____ LISTED RECORDS

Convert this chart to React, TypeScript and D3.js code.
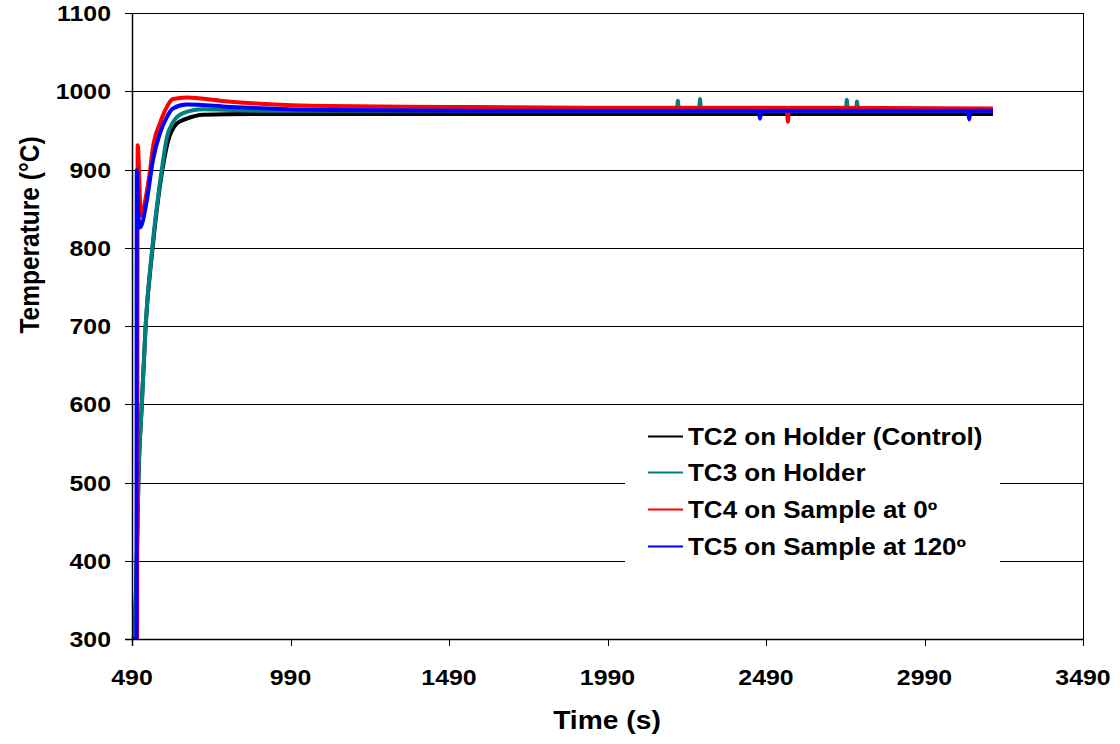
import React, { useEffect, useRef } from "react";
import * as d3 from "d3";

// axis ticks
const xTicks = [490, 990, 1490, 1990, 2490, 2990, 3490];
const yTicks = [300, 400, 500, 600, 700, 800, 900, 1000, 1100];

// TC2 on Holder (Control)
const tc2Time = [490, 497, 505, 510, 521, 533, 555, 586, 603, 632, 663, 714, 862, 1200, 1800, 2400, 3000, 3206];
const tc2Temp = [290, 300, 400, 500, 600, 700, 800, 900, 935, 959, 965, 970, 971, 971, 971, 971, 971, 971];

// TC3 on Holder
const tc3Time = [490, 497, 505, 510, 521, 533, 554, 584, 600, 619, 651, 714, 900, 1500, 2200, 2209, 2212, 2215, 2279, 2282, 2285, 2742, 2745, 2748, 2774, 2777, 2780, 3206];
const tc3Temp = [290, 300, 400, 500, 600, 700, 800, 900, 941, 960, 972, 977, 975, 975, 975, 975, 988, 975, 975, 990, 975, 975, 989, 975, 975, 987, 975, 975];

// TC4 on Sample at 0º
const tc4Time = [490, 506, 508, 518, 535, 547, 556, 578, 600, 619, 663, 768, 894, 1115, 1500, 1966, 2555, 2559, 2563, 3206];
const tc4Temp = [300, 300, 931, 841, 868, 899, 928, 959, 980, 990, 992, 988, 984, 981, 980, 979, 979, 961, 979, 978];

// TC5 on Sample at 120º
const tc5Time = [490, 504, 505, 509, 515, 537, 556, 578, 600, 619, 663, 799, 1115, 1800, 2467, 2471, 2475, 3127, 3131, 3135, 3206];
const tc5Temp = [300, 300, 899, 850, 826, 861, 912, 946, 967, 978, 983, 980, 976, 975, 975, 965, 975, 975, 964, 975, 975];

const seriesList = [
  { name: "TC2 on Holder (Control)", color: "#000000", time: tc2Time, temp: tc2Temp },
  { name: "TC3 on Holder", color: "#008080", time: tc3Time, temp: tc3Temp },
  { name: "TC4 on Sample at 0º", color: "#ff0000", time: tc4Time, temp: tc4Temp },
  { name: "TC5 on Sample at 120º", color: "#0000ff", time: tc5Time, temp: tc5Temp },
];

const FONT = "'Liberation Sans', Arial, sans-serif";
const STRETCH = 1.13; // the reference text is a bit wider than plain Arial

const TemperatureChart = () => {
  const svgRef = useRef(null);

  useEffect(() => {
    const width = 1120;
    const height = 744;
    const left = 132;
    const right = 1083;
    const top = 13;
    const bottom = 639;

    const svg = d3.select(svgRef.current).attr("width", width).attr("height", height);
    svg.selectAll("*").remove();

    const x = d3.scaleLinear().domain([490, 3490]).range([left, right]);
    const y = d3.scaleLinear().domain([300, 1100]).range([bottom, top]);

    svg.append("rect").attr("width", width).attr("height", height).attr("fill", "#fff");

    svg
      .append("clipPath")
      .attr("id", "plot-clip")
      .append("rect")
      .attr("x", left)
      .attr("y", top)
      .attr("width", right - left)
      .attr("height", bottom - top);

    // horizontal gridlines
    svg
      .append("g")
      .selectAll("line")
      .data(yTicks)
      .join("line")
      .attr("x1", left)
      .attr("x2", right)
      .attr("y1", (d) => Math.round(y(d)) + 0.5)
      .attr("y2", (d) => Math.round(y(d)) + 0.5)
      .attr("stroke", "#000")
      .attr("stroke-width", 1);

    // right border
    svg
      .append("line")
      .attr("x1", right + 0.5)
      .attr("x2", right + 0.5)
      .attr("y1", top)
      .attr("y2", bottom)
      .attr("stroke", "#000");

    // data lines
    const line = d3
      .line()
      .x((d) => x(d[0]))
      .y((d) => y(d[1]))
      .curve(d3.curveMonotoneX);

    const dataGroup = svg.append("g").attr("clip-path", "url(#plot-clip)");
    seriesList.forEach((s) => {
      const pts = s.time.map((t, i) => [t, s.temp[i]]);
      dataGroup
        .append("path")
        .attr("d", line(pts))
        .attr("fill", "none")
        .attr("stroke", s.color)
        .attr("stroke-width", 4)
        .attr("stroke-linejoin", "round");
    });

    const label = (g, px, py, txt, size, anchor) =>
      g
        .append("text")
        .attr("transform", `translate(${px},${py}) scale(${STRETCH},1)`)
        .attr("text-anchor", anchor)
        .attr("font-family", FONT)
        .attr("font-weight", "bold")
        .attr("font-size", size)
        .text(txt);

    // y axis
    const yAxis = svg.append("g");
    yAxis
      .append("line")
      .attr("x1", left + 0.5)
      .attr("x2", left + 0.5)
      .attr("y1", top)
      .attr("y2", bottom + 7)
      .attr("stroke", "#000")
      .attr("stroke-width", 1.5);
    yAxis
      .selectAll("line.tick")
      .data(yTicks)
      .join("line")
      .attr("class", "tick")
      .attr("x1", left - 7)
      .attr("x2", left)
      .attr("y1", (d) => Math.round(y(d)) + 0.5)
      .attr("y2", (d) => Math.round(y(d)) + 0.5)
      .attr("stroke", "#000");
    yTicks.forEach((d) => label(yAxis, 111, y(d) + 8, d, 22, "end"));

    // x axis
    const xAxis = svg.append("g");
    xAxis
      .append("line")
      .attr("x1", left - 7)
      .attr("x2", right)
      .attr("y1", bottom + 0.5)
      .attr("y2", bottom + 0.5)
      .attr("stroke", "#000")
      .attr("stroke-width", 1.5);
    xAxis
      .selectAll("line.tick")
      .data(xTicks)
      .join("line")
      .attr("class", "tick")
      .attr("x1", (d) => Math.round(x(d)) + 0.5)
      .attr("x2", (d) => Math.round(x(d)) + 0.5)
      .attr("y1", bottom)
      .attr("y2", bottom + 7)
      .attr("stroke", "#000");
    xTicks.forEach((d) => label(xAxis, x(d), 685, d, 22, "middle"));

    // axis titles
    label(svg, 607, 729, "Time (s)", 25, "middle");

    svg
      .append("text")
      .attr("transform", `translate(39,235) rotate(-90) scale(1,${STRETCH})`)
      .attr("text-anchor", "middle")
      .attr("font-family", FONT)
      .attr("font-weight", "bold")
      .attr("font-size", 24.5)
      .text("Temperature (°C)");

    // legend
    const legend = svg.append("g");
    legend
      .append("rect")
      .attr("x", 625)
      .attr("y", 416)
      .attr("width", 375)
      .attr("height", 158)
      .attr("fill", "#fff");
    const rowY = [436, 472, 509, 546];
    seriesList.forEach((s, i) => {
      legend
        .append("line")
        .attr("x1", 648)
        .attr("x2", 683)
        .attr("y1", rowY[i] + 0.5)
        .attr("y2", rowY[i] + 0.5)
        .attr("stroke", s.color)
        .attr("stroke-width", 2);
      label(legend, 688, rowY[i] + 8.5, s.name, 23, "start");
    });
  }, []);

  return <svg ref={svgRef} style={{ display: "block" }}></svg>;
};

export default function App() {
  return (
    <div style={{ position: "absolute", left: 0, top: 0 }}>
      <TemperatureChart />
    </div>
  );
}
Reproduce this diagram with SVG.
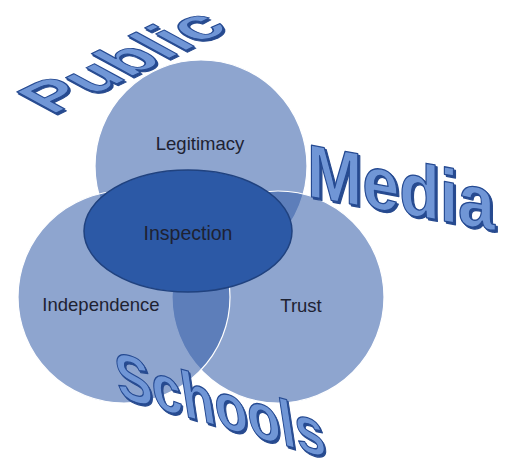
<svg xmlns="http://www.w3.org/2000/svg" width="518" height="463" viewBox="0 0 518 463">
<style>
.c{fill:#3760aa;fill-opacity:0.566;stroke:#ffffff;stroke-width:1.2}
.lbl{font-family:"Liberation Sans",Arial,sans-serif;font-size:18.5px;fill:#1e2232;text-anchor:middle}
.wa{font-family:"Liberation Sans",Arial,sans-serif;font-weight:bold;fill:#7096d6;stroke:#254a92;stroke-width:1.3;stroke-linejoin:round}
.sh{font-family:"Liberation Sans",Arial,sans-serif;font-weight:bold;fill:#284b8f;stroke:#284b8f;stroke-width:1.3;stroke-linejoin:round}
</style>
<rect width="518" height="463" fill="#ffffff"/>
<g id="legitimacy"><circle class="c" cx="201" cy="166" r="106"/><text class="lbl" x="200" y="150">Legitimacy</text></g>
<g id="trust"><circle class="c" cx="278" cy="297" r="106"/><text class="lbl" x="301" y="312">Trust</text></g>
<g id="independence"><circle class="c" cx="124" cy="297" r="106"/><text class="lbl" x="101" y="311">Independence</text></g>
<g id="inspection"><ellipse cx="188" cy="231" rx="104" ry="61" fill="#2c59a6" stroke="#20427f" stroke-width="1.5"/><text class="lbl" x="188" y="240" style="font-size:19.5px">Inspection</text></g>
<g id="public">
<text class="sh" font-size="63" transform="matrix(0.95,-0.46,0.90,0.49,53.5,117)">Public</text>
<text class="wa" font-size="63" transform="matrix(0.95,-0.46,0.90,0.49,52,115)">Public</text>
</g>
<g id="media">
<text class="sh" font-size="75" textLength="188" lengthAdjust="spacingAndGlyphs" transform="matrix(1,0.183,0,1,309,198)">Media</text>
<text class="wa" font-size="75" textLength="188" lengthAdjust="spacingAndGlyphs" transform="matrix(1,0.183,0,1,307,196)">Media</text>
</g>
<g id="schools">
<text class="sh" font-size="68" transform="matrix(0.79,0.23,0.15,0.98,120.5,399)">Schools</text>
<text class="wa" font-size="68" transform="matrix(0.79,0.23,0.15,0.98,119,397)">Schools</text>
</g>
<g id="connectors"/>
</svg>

________
____ LISTED RECORDS

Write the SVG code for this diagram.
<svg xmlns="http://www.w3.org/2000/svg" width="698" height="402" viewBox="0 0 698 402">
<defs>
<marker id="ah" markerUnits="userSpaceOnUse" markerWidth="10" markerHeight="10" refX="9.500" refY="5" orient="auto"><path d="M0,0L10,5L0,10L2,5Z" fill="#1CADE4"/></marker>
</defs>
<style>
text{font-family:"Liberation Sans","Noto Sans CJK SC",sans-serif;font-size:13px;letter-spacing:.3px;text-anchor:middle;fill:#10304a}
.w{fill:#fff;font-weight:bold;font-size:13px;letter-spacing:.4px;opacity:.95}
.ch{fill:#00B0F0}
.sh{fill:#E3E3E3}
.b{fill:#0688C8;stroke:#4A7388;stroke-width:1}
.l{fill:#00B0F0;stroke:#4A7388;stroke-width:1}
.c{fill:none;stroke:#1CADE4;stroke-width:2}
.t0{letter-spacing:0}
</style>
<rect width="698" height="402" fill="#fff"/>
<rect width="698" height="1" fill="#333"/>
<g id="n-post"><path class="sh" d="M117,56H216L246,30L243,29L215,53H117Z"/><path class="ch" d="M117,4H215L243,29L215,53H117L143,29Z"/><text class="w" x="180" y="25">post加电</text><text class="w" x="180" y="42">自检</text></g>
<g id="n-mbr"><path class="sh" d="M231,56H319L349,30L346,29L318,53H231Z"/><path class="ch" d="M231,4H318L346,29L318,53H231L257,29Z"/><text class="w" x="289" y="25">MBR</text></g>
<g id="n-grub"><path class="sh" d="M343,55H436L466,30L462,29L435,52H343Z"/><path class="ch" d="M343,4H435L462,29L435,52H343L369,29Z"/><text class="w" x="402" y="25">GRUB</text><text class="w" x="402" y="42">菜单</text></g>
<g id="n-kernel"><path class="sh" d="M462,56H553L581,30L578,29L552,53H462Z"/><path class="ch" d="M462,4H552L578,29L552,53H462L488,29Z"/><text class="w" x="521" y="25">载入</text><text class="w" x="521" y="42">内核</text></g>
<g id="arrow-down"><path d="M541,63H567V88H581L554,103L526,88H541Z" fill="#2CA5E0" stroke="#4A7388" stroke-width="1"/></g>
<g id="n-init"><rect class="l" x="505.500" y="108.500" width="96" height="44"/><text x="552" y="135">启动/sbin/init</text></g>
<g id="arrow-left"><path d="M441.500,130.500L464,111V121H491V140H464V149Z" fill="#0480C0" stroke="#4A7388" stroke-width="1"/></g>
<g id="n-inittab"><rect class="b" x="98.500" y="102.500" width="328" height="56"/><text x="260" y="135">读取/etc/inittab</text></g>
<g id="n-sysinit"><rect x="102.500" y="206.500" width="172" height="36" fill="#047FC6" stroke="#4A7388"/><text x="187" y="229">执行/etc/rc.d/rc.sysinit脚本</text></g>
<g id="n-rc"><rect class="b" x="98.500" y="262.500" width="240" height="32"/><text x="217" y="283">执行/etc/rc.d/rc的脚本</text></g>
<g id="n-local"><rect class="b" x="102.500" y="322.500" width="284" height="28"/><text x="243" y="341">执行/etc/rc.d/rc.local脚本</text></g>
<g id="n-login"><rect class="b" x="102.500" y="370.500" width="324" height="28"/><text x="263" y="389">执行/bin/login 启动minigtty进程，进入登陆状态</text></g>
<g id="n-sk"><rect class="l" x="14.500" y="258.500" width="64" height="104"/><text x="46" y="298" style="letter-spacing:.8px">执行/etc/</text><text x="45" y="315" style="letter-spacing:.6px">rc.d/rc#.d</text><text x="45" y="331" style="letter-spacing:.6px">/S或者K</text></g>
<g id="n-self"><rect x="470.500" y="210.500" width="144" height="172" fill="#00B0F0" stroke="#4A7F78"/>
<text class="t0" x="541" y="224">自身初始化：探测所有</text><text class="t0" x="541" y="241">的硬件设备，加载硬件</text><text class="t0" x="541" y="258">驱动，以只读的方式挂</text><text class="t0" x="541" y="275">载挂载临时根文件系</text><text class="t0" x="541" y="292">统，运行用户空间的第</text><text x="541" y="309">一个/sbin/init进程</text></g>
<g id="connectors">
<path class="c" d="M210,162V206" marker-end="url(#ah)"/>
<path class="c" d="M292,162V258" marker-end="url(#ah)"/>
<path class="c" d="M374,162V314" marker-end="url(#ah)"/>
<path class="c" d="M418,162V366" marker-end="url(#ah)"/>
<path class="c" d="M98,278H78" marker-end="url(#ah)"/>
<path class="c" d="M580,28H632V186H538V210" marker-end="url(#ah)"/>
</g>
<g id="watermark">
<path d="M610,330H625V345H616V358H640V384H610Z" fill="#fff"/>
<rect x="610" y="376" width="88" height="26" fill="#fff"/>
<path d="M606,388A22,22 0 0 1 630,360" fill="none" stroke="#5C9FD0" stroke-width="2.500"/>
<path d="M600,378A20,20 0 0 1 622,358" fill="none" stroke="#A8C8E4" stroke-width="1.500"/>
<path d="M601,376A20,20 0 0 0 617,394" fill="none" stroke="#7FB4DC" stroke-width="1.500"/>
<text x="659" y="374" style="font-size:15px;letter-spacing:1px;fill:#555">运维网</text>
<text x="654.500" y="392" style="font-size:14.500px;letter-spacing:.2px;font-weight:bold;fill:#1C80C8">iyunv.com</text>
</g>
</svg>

________

## STATED TASK
Make an exact copy of the lines from the one with "Convert this chart" through the one with "964, 975, 975];", both ends in, and nothing else. Drop every picture.

## ANSWER TO THE PROBLEM
Convert this chart to React, TypeScript and D3.js code.
import React, { useEffect, useRef } from "react";
import * as d3 from "d3";

// axis ticks
const xTicks = [490, 990, 1490, 1990, 2490, 2990, 3490];
const yTicks = [300, 400, 500, 600, 700, 800, 900, 1000, 1100];

// TC2 on Holder (Control)
const tc2Time = [490, 497, 505, 510, 521, 533, 555, 586, 603, 632, 663, 714, 862, 1200, 1800, 2400, 3000, 3206];
const tc2Temp = [290, 300, 400, 500, 600, 700, 800, 900, 935, 959, 965, 970, 971, 971, 971, 971, 971, 971];

// TC3 on Holder
const tc3Time = [490, 497, 505, 510, 521, 533, 554, 584, 600, 619, 651, 714, 900, 1500, 2200, 2209, 2212, 2215, 2279, 2282, 2285, 2742, 2745, 2748, 2774, 2777, 2780, 3206];
const tc3Temp = [290, 300, 400, 500, 600, 700, 800, 900, 941, 960, 972, 977, 975, 975, 975, 975, 988, 975, 975, 990, 975, 975, 989, 975, 975, 987, 975, 975];

// TC4 on Sample at 0º
const tc4Time = [490, 506, 508, 518, 535, 547, 556, 578, 600, 619, 663, 768, 894, 1115, 1500, 1966, 2555, 2559, 2563, 3206];
const tc4Temp = [300, 300, 931, 841, 868, 899, 928, 959, 980, 990, 992, 988, 984, 981, 980, 979, 979, 961, 979, 978];

// TC5 on Sample at 120º
const tc5Time = [490, 504, 505, 509, 515, 537, 556, 578, 600, 619, 663, 799, 1115, 1800, 2467, 2471, 2475, 3127, 3131, 3135, 3206];
const tc5Temp = [300, 300, 899, 850, 826, 861, 912, 946, 967, 978, 983, 980, 976, 975, 975, 965, 975, 975, 964, 975, 975];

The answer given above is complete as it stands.